Woodford’s flagship Equity Income Fund was shut to redemptions in July after he could not meet a request to withdraw £200 million from a large investor due to his fund being locked up in hard-to-sell stocks.

The closure triggered a regulatory crisis and the collapse of Woodford’s empire.

Barnett wrote to customers today insisting there were no areas of the fund “wholly and unavoidably illiquid” and that liquidity of the vehicles was “very closely managed”.

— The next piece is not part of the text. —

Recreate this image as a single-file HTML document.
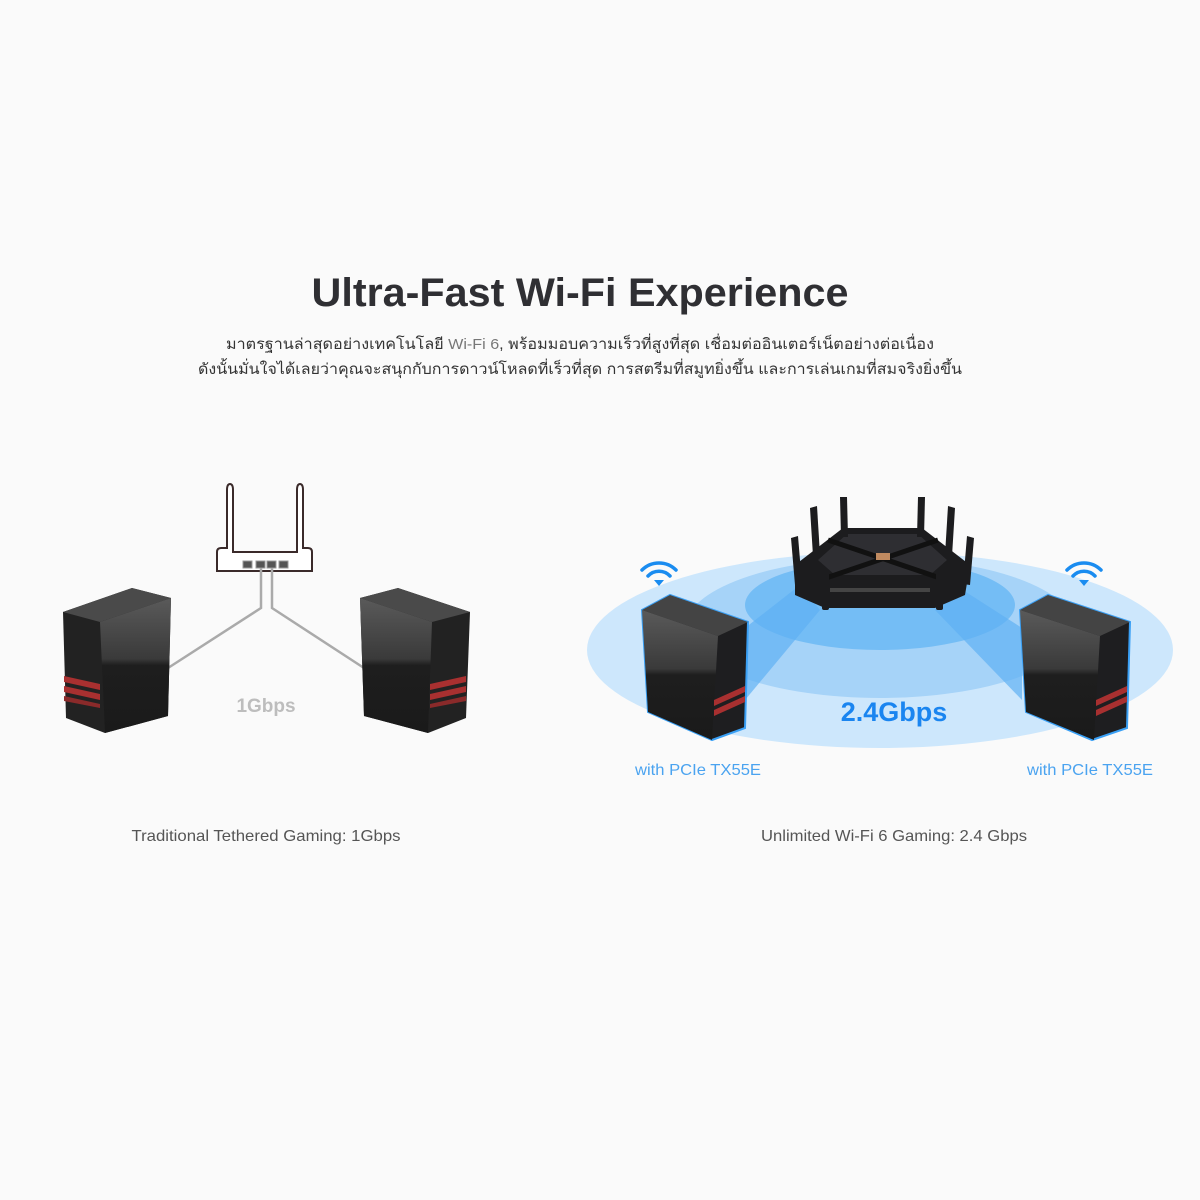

“That a very small proportion of stocks may prove to be less liquid than others is inevitable. However, we continue to manage the funds, fully cognisant of the demands of a continually changing environment, with the aim of delivering the best possible outcome for customers,” he said.

He inherited Invesco’s High Income and Income Funds when Woodford left in 2014 to set up his doomed Woodford Investment Management firm.

Seeking to calm fears of a liquidity crisis, Barnett said the proportion of stocks which could be sold within a month had risen to nearly 70% of the £3 billion Income fund and 57% of the £6 billion High Income fund.

Invesco was sacked as manager of the Edinburgh Investment Trust, which Barnett ran, in December after falling short of benchmarks.

In November Morningstar cut the rating on his funds over its exposure to small and illiquid stocks. The downgrade is likely to have accelerated the withdrawals.